Professeur à l'École nationale d'administration publique, à Québec.

RIEN N'EST MOINS SÛR

Un double défi attendait Mme Marois le week-end dernier: galvaniser ses militants tout en évitant de s'aliéner le reste des Québécois. De toute évidence, elle aura su relever le premier des deux: l'appui de 93% de ses militants montre qu'elle a son parti bien en mains. Pour ce qui est de convaincre les Québécois d'adhérer à la plateforme péquiste, rien n'est moins sûr. Le PQ est demeuré fidèle à lui même. Il n'y a jamais rien de permis dans le monde péquiste. Tout doit être obligatoire ou interdit: le cégep en français obligatoire, des cours obligatoires de francisation pour les immigrants, mais surtout pas question de permettre aux cégeps d'offrir aux étudiants qui le désirent une session d'immersion en anglais.
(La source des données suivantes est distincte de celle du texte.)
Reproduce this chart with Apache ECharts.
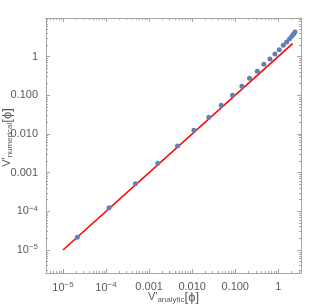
<!DOCTYPE html>
<html><head><meta charset="utf-8">
<script src="https://cdn.jsdelivr.net/npm/echarts@6/dist/echarts.min.js"></script>
<style>html,body{margin:0;padding:0;background:#fff}#c{width:320px;height:307px}</style>
</head><body><div id="c"></div>
<script>
// data (raw values, log-log plot)
const analyticX = [2.15e-5, 1.175e-4, 4.8e-4, 1.59e-3, 4.55e-3, 0.01096, 0.0244, 0.0472, 0.0865, 0.143, 0.215, 0.325, 0.464, 0.641, 0.837, 1.055, 1.31, 1.56, 1.83, 2.08, 2.27, 2.44];
const numericalY = [2.13e-5, 1.24e-4, 5.16e-4, 1.74e-3, 4.87e-3, 0.01239, 0.0268, 0.0548, 0.0994, 0.170, 0.273, 0.415, 0.629, 0.862, 1.16, 1.50, 1.95, 2.37, 2.88, 3.39, 3.81, 4.30];
const refLineX = [1e-5, 2.15];
const refLineY = [1e-5, 2.15];
const majorTicks = [1e-5, 1e-4, 1e-3, 1e-2, 1e-1, 1];
const tickLabels = ['10^-5', '10^-4', '0.001', '0.010', '0.100', '1'];
const xRange = [4.03e-6, 3.37];
const yRange = [2.55e-6, 9.88];

const L = v => Math.log10(v);
const majorLog = majorTicks.map(L);
const minorLog = [];
for (let e = -6; e <= 1; e++) for (let k = 2; k <= 9; k++) minorLog.push(Math.log10(k) + e);
const labelMap = {};
majorLog.forEach((v, i) => labelMap[Math.round(v)] = tickLabels[i]);

const gray = '#a6a6a6';
const txt = '#5a5a5a';
const font = '"Liberation Sans", Arial, sans-serif';
const labelRich = {
  n: {fontSize: 11, color: txt, fontFamily: font},
  sup: {fontSize: 8, color: txt, fontFamily: font, verticalAlign: 'top', padding: [0, 0, 6, 0]}
};
function fmt(v) {
  const s = labelMap[Math.round(v)];
  if (!s) return '';
  if (s.indexOf('^') > 0) {
    const p = s.split('^');
    return '{n|' + p[0] + '}{sup|' + p[1].replace('-', '\u2212') + '}';
  }
  return '{n|' + s + '}';
}
function axisSet(kind, range, pos, withLabel, minor, extra) {
  return Object.assign({
    type: 'value', min: L(range[0]), max: L(range[1]), position: pos,
    axisLine: {show: !minor, onZero: false, lineStyle: {color: gray, width: 1}},
    axisTick: {show: true, inside: true, length: minor ? 2 : 4, customValues: minor ? minorLog : majorLog,
      lineStyle: {color: gray, width: 1}},
    axisLabel: withLabel ? {show: true, customValues: majorLog, formatter: fmt, rich: labelRich, margin: 8} : {show: false},
    splitLine: {show: false}
  }, extra || {});
}
const nameRich = {
  a: {fontSize: 11, color: txt, fontFamily: font},
  b: {fontSize: 13, color: txt, fontFamily: font},
  s: {fontSize: 8, color: txt, fontFamily: font, verticalAlign: 'bottom', padding: [6, 0, 0, 0]}
};
const chart = echarts.init(document.getElementById('c'), null, {renderer: 'canvas'});
chart.setOption({
  animation: false,
  backgroundColor: '#fff',
  grid: {left: 46, right: 19, top: 18, bottom: 34, containLabel: false, outerBoundsMode: 'none'},
  xAxis: [
    axisSet('x', xRange, 'bottom', true, false, {
      name: "{a|V'}{s|analytic}{b|[\u03D5]}", nameLocation: 'middle', nameGap: 17, nameMoveOverlap: false,
      nameTextStyle: {rich: nameRich}
    }),
    axisSet('x', xRange, 'bottom', false, true),
    axisSet('x', xRange, 'top', false, false),
    axisSet('x', xRange, 'top', false, true)
  ],
  yAxis: [
    axisSet('y', yRange, 'left', true, false, {
      name: "{a|V'}{s|numerical}{b|[\u03D5]}", nameLocation: 'middle', nameGap: 32, nameMoveOverlap: false,
      nameTextStyle: {rich: nameRich, padding: [0, 0, 0, 16]}
    }),
    axisSet('y', yRange, 'left', false, true),
    axisSet('y', yRange, 'right', false, false),
    axisSet('y', yRange, 'right', false, true)
  ],
  series: [
    {
      type: 'line', xAxisIndex: 0, yAxisIndex: 0,
      data: refLineX.map((x, i) => [L(x), L(refLineY[i])]),
      showSymbol: false, lineStyle: {color: '#ff0000', width: 1.6}, z: 2
    },
    {
      type: 'scatter', xAxisIndex: 0, yAxisIndex: 0,
      data: analyticX.map((x, i) => [L(x), L(numericalY[i])]),
      symbol: 'circle', symbolSize: 5, itemStyle: {color: '#5e81b5', opacity: 1}, z: 3
    }
  ]
});
</script></body></html>
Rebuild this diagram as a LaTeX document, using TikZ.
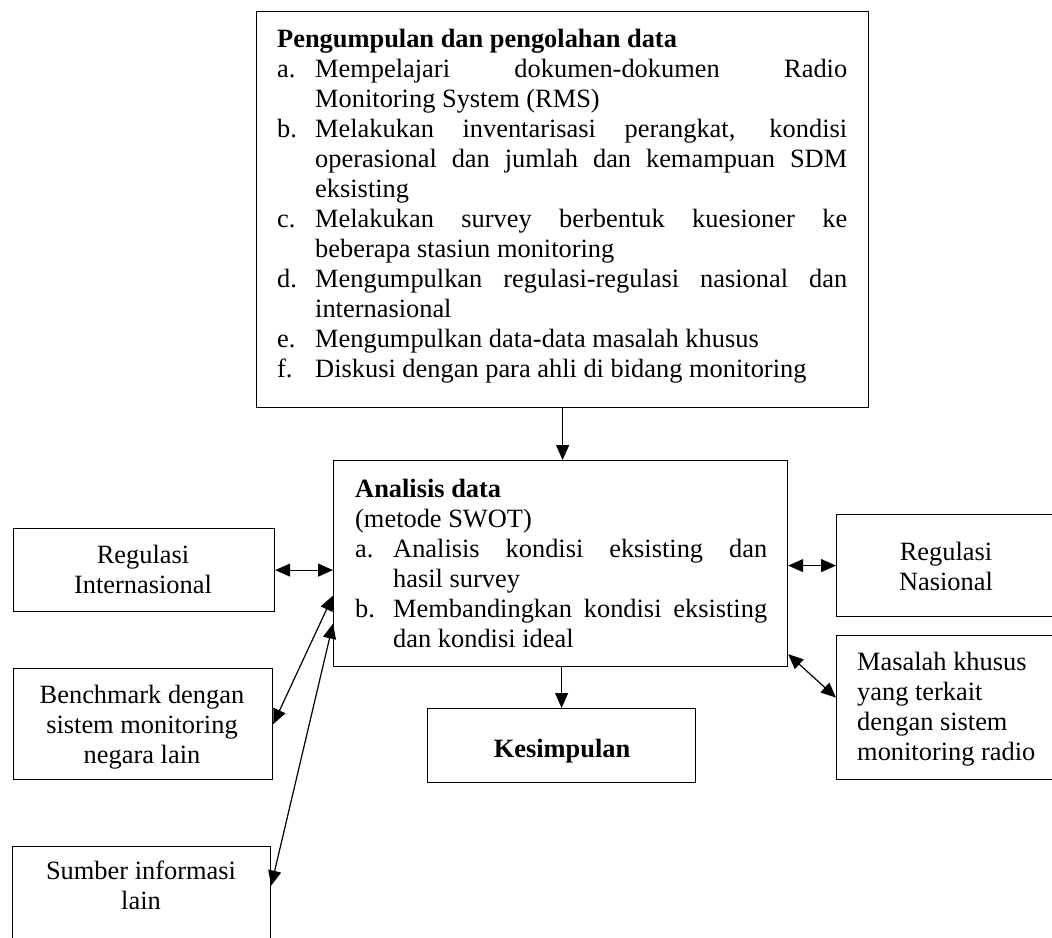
\documentclass[tikz,border=0pt]{standalone}
\usepackage{fontspec}
\setmainfont{Liberation Serif}
\usetikzlibrary{arrows.meta,calc}

% body text: Times-metric serif, single spacing
\newcommand\bodyfont{\fontsize{26.4}{30}\selectfont}
% a justified line stretched to a given width
\newcommand\fillline[2]{\makebox[#1][s]{#2}}
% list label with hanging indent
\newcommand\lbl[1]{\makebox[38pt][l]{#1}}
\newcommand\cont{\hspace*{38pt}}

\tikzset{
  frame/.style={draw=black, line width=1.2pt, inner sep=0pt, anchor=north west},
  txt/.style={inner sep=0pt, anchor=base west},
  ctxt/.style={inner sep=0pt, anchor=base},
  tip/.tip={Triangle[length=15pt,width=13pt]},
  conn/.style={line width=1.2pt, -tip},
  conn2/.style={line width=1.2pt, tip-tip},
}

\begin{document}
\begin{tikzpicture}[x=1pt,y=-1pt]
\useasboundingbox (0,0) rectangle (1052,937);
\clip (0,0) rectangle (1052,937);

% ---- boxes ----
\node[frame, minimum width=612pt, minimum height=396pt] (collect) at (256,11) {};
\node[frame, minimum width=454pt, minimum height=206pt] (analysis) at (333,460) {};
\node[frame, minimum width=268pt, minimum height=74pt]  (kes)      at (427,708) {};
\node[frame, minimum width=261pt, minimum height=83pt]  (regint)   at (13,528) {};
\node[frame, minimum width=259pt, minimum height=111pt] (bench)    at (13,668) {};
\node[frame, minimum width=258pt, minimum height=110pt] (sumber)   at (12,846) {};
\node[frame, minimum width=220pt, minimum height=102pt] (regnas)   at (836,514) {};
\node[frame, minimum width=220pt, minimum height=144pt] (masalah)  at (836,635) {};

% ---- texts ----
\node[txt] (collecttext) at (277,47) {\parbox[t]{580pt}{\bodyfont
  \textbf{Pengumpulan dan pengolahan data}\par
  \lbl{a.}\fillline{532pt}{Mempelajari dokumen-dokumen Radio}\par
  \cont Monitoring System (RMS)\par
  \lbl{b.}\fillline{532pt}{Melakukan inventarisasi perangkat, kondisi}\par
  \cont\fillline{532pt}{operasional dan jumlah dan kemampuan SDM}\par
  \cont eksisting\par
  \lbl{c.}\fillline{532pt}{Melakukan survey berbentuk kuesioner ke}\par
  \cont beberapa stasiun monitoring\par
  \lbl{d.}\fillline{532pt}{Mengumpulkan regulasi-regulasi nasional dan}\par
  \cont internasional\par
  \lbl{e.}Mengumpulkan data-data masalah khusus\par
  \lbl{f.}Diskusi dengan para ahli di bidang monitoring}};

\node[txt] (analysistext) at (355,497) {\parbox[t]{420pt}{\bodyfont
  \textbf{Analisis data}\par
  (metode SWOT)\par
  \lbl{a.}\fillline{374pt}{Analisis kondisi eksisting dan}\par
  \cont hasil survey\par
  \lbl{b.}\fillline{374pt}{Membandingkan kondisi eksisting}\par
  \cont dan kondisi ideal}};

\node[ctxt] (kestext) at (562,757) {\bodyfont\textbf{Kesimpulan}};

\node[ctxt] (reginttext) at (143,563) {\parbox[t]{250pt}{\centering\bodyfont
  Regulasi\par Internasional}};
\node[ctxt] (benchtext) at (142,703) {\parbox[t]{250pt}{\centering\bodyfont
  Benchmark dengan\par sistem monitoring\par negara lain}};
\node[ctxt] (sumbertext) at (141,879) {\parbox[t]{250pt}{\centering\bodyfont
  Sumber informasi\par lain}};
\node[ctxt] (regnastext) at (946,560) {\parbox[t]{200pt}{\centering\bodyfont
  Regulasi\par Nasional}};
\node[txt] (masalahtext) at (857,670) {\parbox[t]{200pt}{\raggedright\bodyfont
  Masalah khusus\par yang terkait\par dengan sistem\par monitoring radio}};

% ---- connectors ----
\draw[conn] (collect.south) -- (collect.south |- analysis.north);
\draw[conn] (kes.north |- analysis.south) -- (kes.north);
\draw[conn2] (regint.east) -- (regint.east -| analysis.west);
\draw[conn2] (regnas.west -| analysis.east) -- (regnas.west);
\draw[conn2] ([yshift=13pt]analysis.south east) -- ([yshift=10pt]masalah.west);
\draw[conn2] ([yshift=-32pt]analysis.west) -- (bench.east);
\draw[conn2] ([yshift=-60pt]analysis.west) -- ([yshift=16pt]sumber.east);
\end{tikzpicture}
\end{document}
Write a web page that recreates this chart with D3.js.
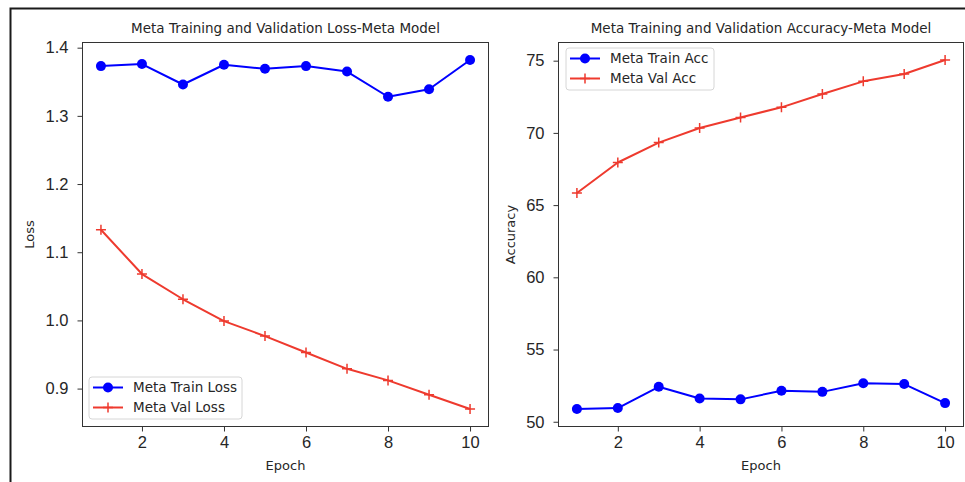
<!DOCTYPE html>
<html>
<head>
<meta charset="utf-8">
<script src="https://cdn.jsdelivr.net/npm/d3@7"></script>
<style>
  body { margin: 0; background: #fff; }
  svg { display: block; font-family: "DejaVu Sans", sans-serif; }
</style>
</head>
<body>
<svg id="chart" width="965" height="482"></svg>
<script>
"use strict";

// data
var epochs = [1, 2, 3, 4, 5, 6, 7, 8, 9, 10];
var trainLoss = [1.373, 1.376, 1.346, 1.375, 1.369, 1.373, 1.365, 1.328, 1.339, 1.382];
var valLoss = [1.133, 1.068, 1.031, 0.999, 0.977, 0.953, 0.929, 0.912, 0.891, 0.870];
var trainAcc = [50.88, 50.95, 52.42, 51.61, 51.55, 52.15, 52.07, 52.67, 52.61, 51.29];
var valAcc = [65.84, 67.95, 69.33, 70.34, 71.07, 71.77, 72.69, 73.57, 74.08, 75.05];

var xTicks = [2, 4, 6, 8, 10];
var lossTicks = [0.9, 1.0, 1.1, 1.2, 1.3, 1.4];
var accTicks = [50, 55, 60, 65, 70, 75];

var blue = "#0000ff";
var red = "#ee3a2e";

var svg = d3.select("#chart");

// outer frame (top and left edge of the screenshot)
svg.append("path")
    .attr("d", "M10.5,482V8.5H965")
    .attr("fill", "none")
    .attr("stroke", "#1a1a1a")
    .attr("stroke-width", 2);

// matplotlib style 5% margins
function padded(arrs) {
    var all = [].concat.apply([], arrs);
    var ext = d3.extent(all);
    var pad = (ext[1] - ext[0]) * 0.05;
    return [ext[0] - pad, ext[1] + pad];
}

function drawPanel(cfg) {
    var x = d3.scaleLinear().domain([0.55, 10.45]).range([cfg.left, cfg.right]);
    var y = d3.scaleLinear().domain(padded([cfg.train, cfg.val])).range([cfg.bottom, cfg.top]);

    var g = svg.append("g");

    // axes
    var xAxis = g.append("g")
        .attr("transform", "translate(0," + cfg.bottom + ")")
        .call(d3.axisBottom(x).tickValues(xTicks).tickSize(5).tickPadding(5).tickFormat(d3.format("d")));
    var yAxis = g.append("g")
        .attr("transform", "translate(" + cfg.left + ",0)")
        .call(d3.axisLeft(y).tickValues(cfg.ticks).tickSize(5).tickPadding(9).tickFormat(cfg.fmt));
    [xAxis, yAxis].forEach(function(a) {
        a.select(".domain").remove();
        a.selectAll("line").attr("stroke", "#333");
        a.selectAll("text").attr("fill", "#262626").style("font-size", "16.5px");
    });

    // lines + markers
    var line = d3.line().x(function(d, i) { return x(epochs[i]); }).y(function(d) { return y(d); });

    g.append("path").datum(cfg.train)
        .attr("d", line).attr("fill", "none")
        .attr("stroke", blue).attr("stroke-width", 2).attr("stroke-linejoin", "round");
    g.selectAll(".dot").data(cfg.train).enter().append("circle")
        .attr("cx", function(d, i) { return x(epochs[i]); })
        .attr("cy", function(d) { return y(d); })
        .attr("r", 5).attr("fill", blue);

    g.append("path").datum(cfg.val)
        .attr("d", line).attr("fill", "none")
        .attr("stroke", red).attr("stroke-width", 2).attr("stroke-linejoin", "round");
    g.selectAll(".plus").data(cfg.val).enter().append("path")
        .attr("transform", function(d, i) { return "translate(" + x(epochs[i]) + "," + y(d) + ")"; })
        .attr("d", "M-5,0H5M0,-5V5")
        .attr("stroke", red).attr("stroke-width", 1.5);

    // frame
    g.append("rect")
        .attr("x", cfg.left).attr("y", cfg.top)
        .attr("width", cfg.right - cfg.left).attr("height", cfg.bottom - cfg.top)
        .attr("fill", "none").attr("stroke", "#333").attr("stroke-width", 1);

    // titles and labels
    g.append("text")
        .attr("x", (cfg.left + cfg.right) / 2).attr("y", 33)
        .attr("text-anchor", "middle").style("font-size", "13.5px").attr("fill", "#262626")
        .text(cfg.title);
    g.append("text")
        .attr("x", (cfg.left + cfg.right) / 2).attr("y", 470)
        .attr("text-anchor", "middle").style("font-size", "13px").attr("fill", "#262626")
        .text("Epoch");
    g.append("text")
        .attr("transform", "translate(" + cfg.ylabelX + "," + ((cfg.top + cfg.bottom) / 2) + ") rotate(-90)")
        .attr("text-anchor", "middle").style("font-size", "13px").attr("fill", "#262626")
        .text(cfg.ylabel);

    // legend
    var lg = g.append("g").attr("transform", "translate(" + cfg.legX + "," + cfg.legY + ")");
    lg.append("rect")
        .attr("x", 0).attr("y", 0).attr("width", cfg.legW).attr("height", 42).attr("rx", 3)
        .attr("fill", "#fff").attr("fill-opacity", 0.8)
        .attr("stroke", "#d6d6d6").attr("stroke-width", 1);
    var items = [
        { name: cfg.names[0], color: blue, marker: "dot" },
        { name: cfg.names[1], color: red, marker: "plus" }
    ];
    items.forEach(function(it, i) {
        var yy = 10.5 + i * 20;
        lg.append("line").attr("x1", 4).attr("x2", 34).attr("y1", yy).attr("y2", yy)
            .attr("stroke", it.color).attr("stroke-width", 2);
        if (it.marker === "dot") {
            lg.append("circle").attr("cx", 19).attr("cy", yy).attr("r", 5).attr("fill", it.color);
        } else {
            lg.append("path").attr("d", "M14," + yy + "H24M19," + (yy - 5) + "V" + (yy + 5))
                .attr("stroke", it.color).attr("stroke-width", 1.5);
        }
        lg.append("text").attr("x", 44).attr("y", yy + 4.5)
            .style("font-size", "13.5px").attr("fill", "#262626")
            .text(it.name);
    });
}

drawPanel({
    left: 82.5, right: 488.5, top: 42.5, bottom: 426.5,
    train: trainLoss, val: valLoss, ticks: lossTicks, fmt: d3.format(".1f"),
    title: "Meta Training and Validation Loss-Meta Model",
    ylabel: "Loss", ylabelX: 34,
    names: ["Meta Train Loss", "Meta Val Loss"],
    legX: 89, legY: 377, legW: 153
});

drawPanel({
    left: 558.5, right: 963.5, top: 42.5, bottom: 426.5,
    train: trainAcc, val: valAcc, ticks: accTicks, fmt: d3.format("d"),
    title: "Meta Training and Validation Accuracy-Meta Model",
    ylabel: "Accuracy", ylabelX: 515,
    names: ["Meta Train Acc", "Meta Val Acc"],
    legX: 566, legY: 48, legW: 148
});
</script>
</body>
</html>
Dans une province où une frange importante de l'électorat est de plus en plus sceptique face à l'omniprésence de l'État dans sa vie, où sont de plus en plus nombreux ceux qui en ont assez de toujours voir l'État décider à leur place, il est à se demander si le PQ ne vient pas de contribuer, encore une fois, à la désaffection politique des citoyens et à l'absentéisme électoral. À moins, évidemment, que ce congrès du PQ ne serve... l'ADQ.